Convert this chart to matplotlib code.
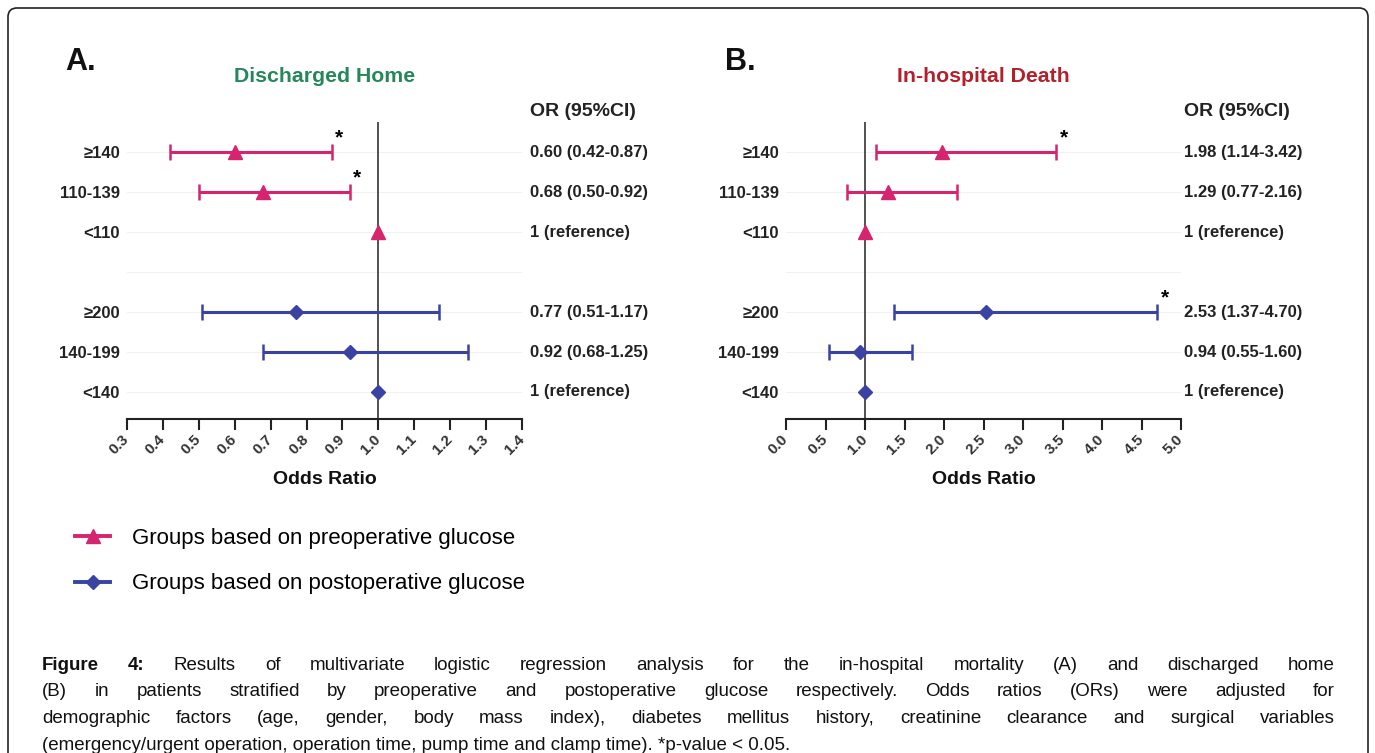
import matplotlib
matplotlib.use('Agg')

import numpy as np
from matplotlib import pyplot as plt
from matplotlib.lines import Line2D
from matplotlib.patches import FancyBboxPatch
from matplotlib import font_manager

plt.rcParams['font.family'] = ['Liberation Sans', 'DejaVu Sans']

# rows of each glucose grouping (top to bottom)
pre_labels = ['≥140', '110-139', '<110']
post_labels = ['≥200', '140-199', '<140']

# A. Discharged home
dh_pre_or = [0.60, 0.68, 1.00]
dh_pre_lo = [0.42, 0.50, np.nan]
dh_pre_hi = [0.87, 0.92, np.nan]
dh_pre_sig = [True, True, False]
dh_post_or = [0.77, 0.92, 1.00]
dh_post_lo = [0.51, 0.68, np.nan]
dh_post_hi = [1.17, 1.25, np.nan]
dh_post_sig = [False, False, False]

# B. In-hospital death
hd_pre_or = [1.98, 1.29, 1.00]
hd_pre_lo = [1.14, 0.77, np.nan]
hd_pre_hi = [3.42, 2.16, np.nan]
hd_pre_sig = [True, False, False]
hd_post_or = [2.53, 0.94, 1.00]
hd_post_lo = [1.37, 0.55, np.nan]
hd_post_hi = [4.70, 1.60, np.nan]
hd_post_sig = [True, False, False]

dh_ticks = np.round(np.arange(0.3, 1.41, 0.1), 1)
hd_ticks = np.round(np.arange(0.0, 5.01, 0.5), 1)

legend_labels = ['Groups based on preoperative glucose',
                 'Groups based on postoperative glucose']

caption = [
    'Figure 4: Results of multivariate logistic regression analysis for the in-hospital mortality (A) and discharged home',
    '(B) in patients stratified by preoperative and postoperative glucose respectively. Odds ratios (ORs) were adjusted for',
    'demographic factors (age, gender, body mass index), diabetes mellitus history, creatinine clearance and surgical variables',
    '(emergency/urgent operation, operation time, pump time and clamp time). *p-value < 0.05.',
]

PINK = '#d6246e'
BLUE = '#3a43a3'
W, H = 1375, 753

# narrow face for the caption if it is there
names = {f.name for f in font_manager.fontManager.ttflist}
cap_family = 'Liberation Sans Narrow' if 'Liberation Sans Narrow' in names else 'Liberation Sans'
cap_fs = 16 if cap_family == 'Liberation Sans Narrow' else 13.5


def fx(x):
    return x / W


def fy(y):
    return 1 - y / H


fig = plt.figure(figsize=(W / 100, H / 100), dpi=100)

# rounded frame around the whole figure
fig.add_artist(FancyBboxPatch((fx(8), fy(765)), fx(1368 - 8), (765 - 8) / H,
                              boxstyle='round,pad=0,rounding_size=%f' % (9 / W),
                              mutation_aspect=W / H, transform=fig.transFigure,
                              fill=False, edgecolor='#222222', lw=1.2))


def forest(left, right, letter, title, tcolor, ticks, groups, or_pad):
    top, bottom = 122, 419
    ax = fig.add_axes([fx(left), fy(bottom), (right - left) / W, (bottom - top) / H])
    ax.axvline(1.0, color='#333333', lw=1.2, zorder=1)
    labels = []
    for g, (lab, orv, lo, hi, sig, col, mk, ms) in enumerate(groups):
        for i in range(len(orv)):
            row = g * 4 + i
            if not np.isnan(lo[i]):
                ax.errorbar(orv[i], row, xerr=[[orv[i] - lo[i]], [hi[i] - orv[i]]],
                            fmt='none', ecolor=col, elinewidth=2.2, capsize=6,
                            capthick=1.8, zorder=3)
                txt = '%.2f (%.2f-%.2f)' % (orv[i], lo[i], hi[i])
            else:
                txt = '1 (reference)'
            ax.plot(orv[i], row, marker=mk, color=col, ms=ms, zorder=4)
            if sig[i]:
                ax.annotate('*', xy=(hi[i], row), xytext=(5.5, 10),
                            textcoords='offset points', ha='center', va='center',
                            fontsize=15, fontweight='bold')
            ax.annotate(txt, xy=(1, row), xycoords=ax.get_yaxis_transform(),
                        xytext=(or_pad, 0), textcoords='offset points',
                        ha='left', va='center', fontsize=12, fontweight='bold',
                        color='#222222', annotation_clip=False)
        labels += list(lab) + ['']
    ax.annotate('OR (95%CI)', xy=(1, -1), xycoords=ax.get_yaxis_transform(),
                xytext=(or_pad, 0), textcoords='offset points', ha='left',
                va='center', fontsize=14, fontweight='bold', color='#222222',
                annotation_clip=False)

    ax.set_xlim(ticks[0], ticks[-1])
    ax.set_ylim(6.675, -0.75)
    ax.set_yticks(range(7))
    ax.set_yticklabels(labels[:7], fontsize=12, fontweight='bold', color='#222222')
    ax.tick_params(axis='y', length=0, pad=5)
    ax.grid(axis='y', color='#f1f1f1', lw=0.8)
    ax.set_axisbelow(True)
    ax.set_xticks(ticks)
    ax.set_xticklabels(['%.1f' % t for t in ticks], rotation=45, ha='right',
                       rotation_mode='anchor', va='center', fontsize=11,
                       fontweight='bold', color='#333333')
    ax.tick_params(axis='x', direction='out', length=8, width=1.5, pad=5,
                   color='#222222')
    for s in ['left', 'top', 'right']:
        ax.spines[s].set_visible(False)
    ax.spines['bottom'].set_linewidth(1.5)
    ax.spines['bottom'].set_color('#222222')

    cx = (left + right) / 2
    fig.text(fx(cx), fy(76), title, ha='center', va='center', fontsize=15.3,
             fontweight='bold', color=tcolor)
    fig.text(fx(cx), fy(480), 'Odds Ratio', ha='center', va='center',
             fontsize=14, fontweight='bold', color='#111111')
    fig.text(fx(left - 46), fy(62), letter, ha='center', va='center',
             fontsize=22, fontweight='bold', color='#111111')
    return ax


forest(127, 522, 'A.', 'Discharged Home', '#26875a', dh_ticks,
       [(pre_labels, dh_pre_or, dh_pre_lo, dh_pre_hi, dh_pre_sig, PINK, '^', 9.5),
        (post_labels, dh_post_or, dh_post_lo, dh_post_hi, dh_post_sig, BLUE, 'D', 7)],
       6)
forest(786, 1181, 'B.', 'In-hospital Death', '#b2202c', hd_ticks,
       [(pre_labels, hd_pre_or, hd_pre_lo, hd_pre_hi, hd_pre_sig, PINK, '^', 9.5),
        (post_labels, hd_post_or, hd_post_lo, hd_post_hi, hd_post_sig, BLUE, 'D', 7)],
       2)

handles = [Line2D([], [], color=PINK, marker='^', ms=10, lw=2.8),
           Line2D([], [], color=BLUE, marker='D', ms=7.5, lw=2.8)]
fig.legend(handles, legend_labels, loc='center left',
           bbox_to_anchor=(fx(75), fy(561)), frameon=False, fontsize=16,
           handlelength=1.58, handletextpad=1.0, labelspacing=1.12, borderpad=0,
           borderaxespad=0)

# justified caption
renderer = fig.canvas.get_renderer()
x0, x1 = 42, 1335
for n, line in enumerate(caption):
    y = fy(665 + n * 26.9)
    if n == len(caption) - 1:
        fig.text(fx(x0), y, line, fontsize=cap_fs, va='center', color='#111111',
                 family=[cap_family, 'DejaVu Sans'])
        continue
    words = line.split(' ')
    arts = []
    for i, w in enumerate(words):
        bold = n == 0 and i < 2
        arts.append(fig.text(0, y, w, fontsize=cap_fs, va='center', color='#111111',
                             family=[cap_family, 'DejaVu Sans'],
                             fontweight='bold' if bold else 'normal'))
    widths = [t.get_window_extent(renderer).width for t in arts]
    gap = (x1 - x0 - sum(widths)) / (len(words) - 1)
    x = x0
    for t, w in zip(arts, widths):
        t.set_x(fx(x))
        x += w + gap

plt.savefig('out.png', dpi=100)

● ● ● ● ●

OBJECTIVE:
Pictures are excluded: retype only the lines from the beginning of the listing above through the line with "plt.rcParams['font.family'] = ['Liberation", both included.

RESULT:
Convert this chart to matplotlib code.
import matplotlib
matplotlib.use('Agg')

import numpy as np
from matplotlib import pyplot as plt
from matplotlib.lines import Line2D
from matplotlib.patches import FancyBboxPatch
from matplotlib import font_manager

plt.rcParams['font.family'] = ['Liberation Sans', 'DejaVu Sans']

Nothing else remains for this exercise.